Psychological Safety and felt sensation with Kate Nicholson
December 6, 2024
In previous columns, we have focused on how understanding our fears can help us live with them. Is this the only way? This week, we explored healing with Kate Nicholson, the assistant director of student wellness programs and coordinator of wellness outreach. Trained as a yoga instructor, reiki practitioner and massage therapist, Nicholson believes that the body is the source of emotions and that it can be a site of healing. She shared some insights into felt experiences as ways of healing, as well as the patterns of fear she notices on campus. Through her “Well Chats,” a program where students can engage in one-on-one conversations with Nicholson, she hears about the fears and “dis-ease” that students are experiencing. This “dis-ease,” according to Nicholson, describes the uneasiness around mental health or mental stability.
Students come to “Well Chats” when something is “off.” Sometimes they know what is wrong. Other times, they cannot express the source of their unease, but Nicholson finds that students have more knowledge than they give themselves credit for. Ironically, she finds that the most common feelings are the hardest to share.
“They actually often do know, but they don’t know how to dare to share or express it,” Nicholson says. “[Loneliness or homesickness] feels like an experience that is so human, so normal, so to be expected, especially on the heels of one of the biggest transitions and changes in one’s young life coming to college,… [yet there is a] hook of shame attached to it.”
In her experience as a staff member, she feels a parallel experience, not with loneliness, but with fear manifested as a result of questioning whether her work and perspective is enough. She reflects on Francis Weller’s concept of the “commons” as a means of confronting this fear.
“Grief and loneliness are the commons of the soul, the thing that we as humans have in common, [and yet] they are some of the places that feel the darkest and most uncharted,” she says, quoting Weller.
According to Nicholson, to chart grief and loneliness together, we need to be comfortable enough to share. Psychological safety influences our ability to share those scarier feelings. Nicholson describes how our sense of psychological safety affects our engagement socially, in classes, in office hours and in every space we are in.
“Does it feel safe in this room, in this space, among these people, these other bodies in the room, these other people … for me to be all of who I am in this moment?” Nicholson says. “We are constantly assessing for that, consciously or unconsciously.”
That is why Nicholson loves having “Well Chats”—because they are a space where students feel safer to reveal more of themselves. We invite readers to create psychologically safe spaces like these more often, so that we can feel comfortable expressing our feelings and grappling with them at the cognitive and conversational level. Although Nicholson loves talk therapy, she also raises bodily, non-verbal practices as alternative tools for managing emotions.

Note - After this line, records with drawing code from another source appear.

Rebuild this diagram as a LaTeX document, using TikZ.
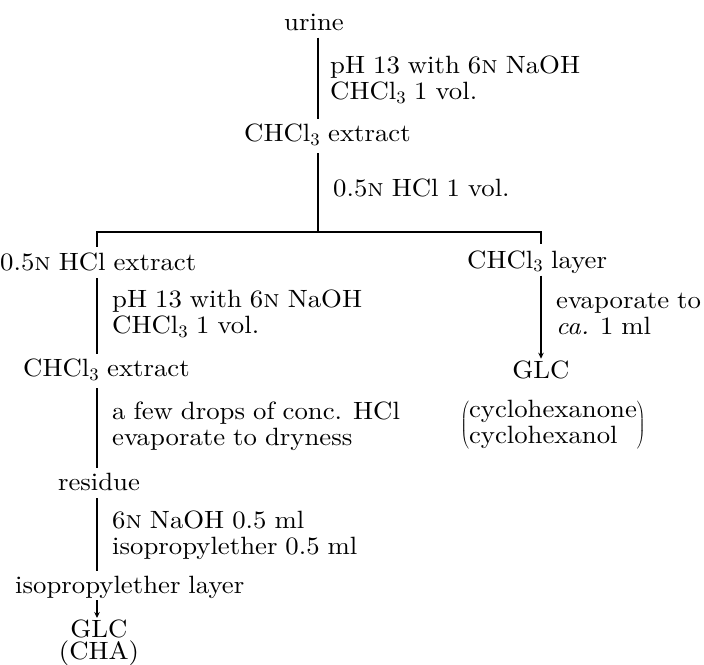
\documentclass[tikz,border=0pt]{standalone}
\usepackage{fontspec}
\setmainfont{lmroman10-regular.otf}[FakeStretch=1.07, WordSpace=0.9, ItalicFont=lmroman10-italic.otf, BoldFont=lmroman10-bold.otf, SmallCapsFont=lmromancaps10-regular.otf]
\usetikzlibrary{arrows.meta,calc}
\begin{document}
\begin{tikzpicture}[x=1pt,y=-1pt,
  every node/.style={font=\fontsize{25}{26}\selectfont, inner sep=0pt, align=left},
  conn/.style={line width=1.1pt, shorten <=7pt, shorten >=5pt},
  arr/.style={line width=1.1pt, shorten <=2pt, shorten >=2pt, -{Stealth[length=6pt,width=5.5pt]}},
  lab/.style={anchor=west}]
\useasboundingbox (0,0) rectangle (704,664);
% line x positions
\coordinate (xa) at (318,0);
\coordinate (xl) at (97,0);
\coordinate (xr) at (541,0);
\coordinate (split) at (318,232);
% nodes
\node (urine) at (314,22) {urine};
\node[anchor=west] (ext1) at (244,135) {CHCl\textsubscript{3} extract};
\node[anchor=west] (hclext) at (0,262) {0.5\textsc{n} HCl extract};
\node[anchor=west] (layer) at (467,262) {CHCl\textsubscript{3} layer};
\node (glc2) at (541,370) {GLC};
\node (cyc) at (553,425) {$\left(\mbox{\begin{tabular}{@{}l@{}}cyclohexanone\\cyclohexanol\end{tabular}}\right)$};
\node[anchor=west] (ext2) at (23,370) {CHCl\textsubscript{3} extract};
\node (residue) at (99,482) {residue};
\node[anchor=west] (ipe) at (15,587) {isopropylether layer};
\node[anchor=north, align=center, font=\fontsize{25}{21.5}\selectfont] (glc1) at (99,620) {GLC\\(CHA)};
% labels
\node[lab] (l1) at (330,80) {pH 13 with 6\textsc{n} NaOH\\CHCl\textsubscript{3} 1 vol.};
\node[lab] (l2) at (333,188) {0.5\textsc{n} HCl 1 vol.};
\node[lab] (l3) at (112,314) {pH 13 with 6\textsc{n} NaOH\\CHCl\textsubscript{3} 1 vol.};
\node[lab] (l4) at (556,314) {evaporate to\\\textit{ca.} 1 ml};
\node[lab] (l5) at (112,426) {a few drops of conc. HCl\\evaporate to dryness};
\node[lab] (l6) at (112,535) {6\textsc{n} NaOH 0.5 ml\\isopropylether 0.5 ml};
% connectors
\draw[conn] (urine.south -| xa) -- (ext1.north -| xa);
\draw[conn, shorten >=0pt] (ext1.south -| xa) -- (split);
\draw[line width=1.1pt, shorten <=6pt, shorten >=6pt] (hclext.north -| xl) -- (xl |- split) -- (xr |- split) -- (layer.north -| xr);
\draw[conn] (hclext.south -| xl) -- (ext2.north -| xl);
\draw[conn] (ext2.south -| xl) -- (residue.north -| xl);
\draw[conn] (residue.south -| xl) -- (ipe.north -| xl);
\draw[arr] (ipe.south -| xl) -- (glc1.north -| xl);
\draw[arr] (layer.south -| xr) -- (glc2.north -| xr);
\end{tikzpicture}
\end{document}
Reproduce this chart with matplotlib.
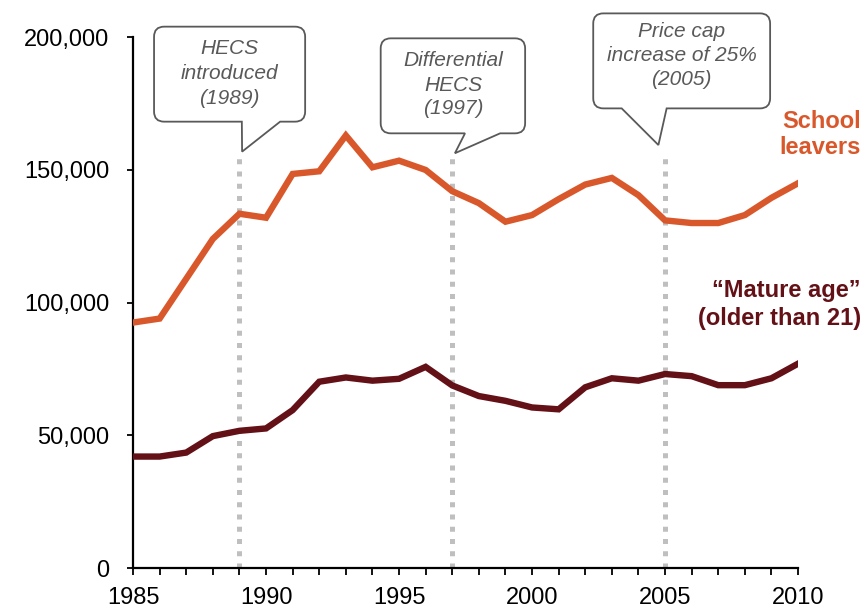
import numpy as np
import matplotlib.pyplot as plt
from matplotlib.path import Path
from matplotlib.patches import PathPatch
from matplotlib.ticker import FuncFormatter, MultipleLocator

plt.rcParams['font.family'] = ['Liberation Sans', 'DejaVu Sans']

years = np.arange(1985, 2011)

# commencing domestic students, by age group
school_leavers = [92500, 94000, 109000, 124000, 133500, 132000, 148500, 149500,
                  163000, 151000, 153500, 150000, 142000, 137500, 130500, 133000,
                  139000, 144500, 147000, 140500, 131000, 130000, 130000, 133000,
                  139500, 145000]
mature_age = [42000, 42000, 43500, 49700, 51700, 52600, 59500, 70200,
              71800, 70600, 71300, 75800, 68800, 64800, 63000, 60500,
              59800, 68100, 71500, 70600, 73100, 72300, 68900, 68900,
              71500, 77000]

# policy changes
event_years = [1989, 1997, 2005]
event_text = [['HECS', 'introduced', '(1989)'],
              ['Differential', 'HECS', '(1997)'],
              ['Price cap', 'increase of 25%', '(2005)']]

ORANGE = '#D9582B'
MAROON = '#631017'
GREY_TXT = '#595959'

fig = plt.figure(figsize=(8.65, 6.09), dpi=100)
ax = fig.add_axes([0.1538, 0.0673, 0.7688, 0.8715])

for yr in event_years:
    ax.plot([yr, yr], [0, 156500], color='#BFBFBF', lw=3.6,
            dashes=(1, 1.45), solid_capstyle='butt', dash_capstyle='butt', zorder=1)

ax.plot(years, school_leavers, color=ORANGE, lw=4.6, zorder=3, solid_joinstyle='miter')
ax.plot(years, mature_age, color=MAROON, lw=4.6, zorder=3, solid_joinstyle='miter')

ax.set_xlim(1985, 2010)
ax.set_ylim(0, 200000)
ax.xaxis.set_major_locator(MultipleLocator(5))
ax.xaxis.set_minor_locator(MultipleLocator(1))
ax.yaxis.set_major_locator(MultipleLocator(50000))
ax.yaxis.set_major_formatter(FuncFormatter(lambda v, p: '{:,.0f}'.format(v)))
ax.tick_params(axis='both', labelsize=17, width=1.3, direction='out', colors='black')
ax.tick_params(axis='x', which='major', length=5, pad=9)
ax.tick_params(axis='x', which='minor', length=5, width=1.3)
ax.tick_params(axis='y', length=4, pad=13)
for s in ['top', 'right']:
    ax.spines[s].set_visible(False)
for s in ['left', 'bottom']:
    ax.spines[s].set_linewidth(1.6)


def callout(x0, x1, y0, y1, ta, tb, tip, rx=0.38, ry=3800):
    # rounded box with a pointer hanging from the bottom edge
    verts = [(x0 + rx, y1), (x1 - rx, y1), (x1, y1), (x1, y1 - ry),
             (x1, y0 + ry), (x1, y0), (x1 - rx, y0),
             (tb, y0), tip, (ta, y0),
             (x0 + rx, y0), (x0, y0), (x0, y0 + ry),
             (x0, y1 - ry), (x0, y1), (x0 + rx, y1), (x0 + rx, y1)]
    codes = [Path.MOVETO, Path.LINETO, Path.CURVE3, Path.CURVE3,
             Path.LINETO, Path.CURVE3, Path.CURVE3,
             Path.LINETO, Path.LINETO, Path.LINETO,
             Path.LINETO, Path.CURVE3, Path.CURVE3,
             Path.LINETO, Path.CURVE3, Path.CURVE3, Path.CLOSEPOLY]
    ax.add_patch(PathPatch(Path(verts, codes), facecolor='white', edgecolor=GREY_TXT,
                           lw=1.3, clip_on=False, zorder=5))


boxes = [(1985.79, 1991.47, 168200, 204000, 1989.09, 1990.53, 156900),
         (1994.31, 1999.74, 163800, 199600, 1997.48, 1998.80, 156300),
         (2002.30, 2008.95, 173200, 209000, 2003.37, 2005.06, 159400)]
line_y = [[195900, 186500, 177100],
          [191400, 182000, 173200],
          [202100, 193300, 183900]]

for yr, (x0, x1, y0, y1, ta, tb, tipy), lines, ys in zip(event_years, boxes, event_text, line_y):
    tipx = yr + 0.1 if yr < 2005 else yr - 0.25
    callout(x0, x1, y0, y1, ta, tb, (tipx, tipy))
    for t, y in zip(lines, ys):
        ax.text((x0 + x1) / 2, y, t, ha='center', va='center', fontsize=15,
                style='italic', color=GREY_TXT, zorder=6, clip_on=False)

fig.text(861 / 865, 1 - 122 / 609, 'School', ha='right', va='center',
         fontsize=17, fontweight='bold', color=ORANGE)
fig.text(861 / 865, 1 - 148 / 609, 'leavers', ha='right', va='center',
         fontsize=17, fontweight='bold', color=ORANGE)
fig.text(861 / 865, 1 - 291 / 609, '\u201cMature age\u201d', ha='right', va='center',
         fontsize=17, fontweight='bold', color=MAROON)
fig.text(861 / 865, 1 - 318 / 609, '(older than 21)', ha='right', va='center',
         fontsize=17, fontweight='bold', color=MAROON)

fig.savefig('out.png', dpi=100)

We do not always have to understand what is happening in order to heal. There are many theories regarding emotion, but one is that emotions are felt in the body first, and then interpreted by the mind; this is the model Nicholson works with. If emotions are “sensations first,” as Nicholson says, then perhaps we can treat them at the bodily level without ever deciphering a cognitive interpretation. Every week, there are students who come to Nicholson’s yoga sessions not really knowing what is wrong, but leave feeling better. These students felt dis-ease in their body and used their body to address it without necessarily unpacking the disease cognitively.
We do not always need to understand what is going on to feel better, Nicholson reminds us as she sits outside the weekly acupuncture clinic in Ladd.
“If you ask all the students who are in there receiving acupuncture right now, what is acupuncture, how and why does it work and what just happened for them? My pretty confident guess is that they would not be able to answer that for you,” Nicholson says. “And yet, did it work?… I trust that, yes, indeed, something, some degree of healing or support resourcing occurred without any necessary intellectual understanding of the process.”
The acupuncture clinic is offered Wednesdays from 11a.m. to 1p.m. in Ladd House (except during finals), several yoga classes are offered in Buck every week (except during finals) and Kate Nicholson is available for one-on-one wellness chats by appointment.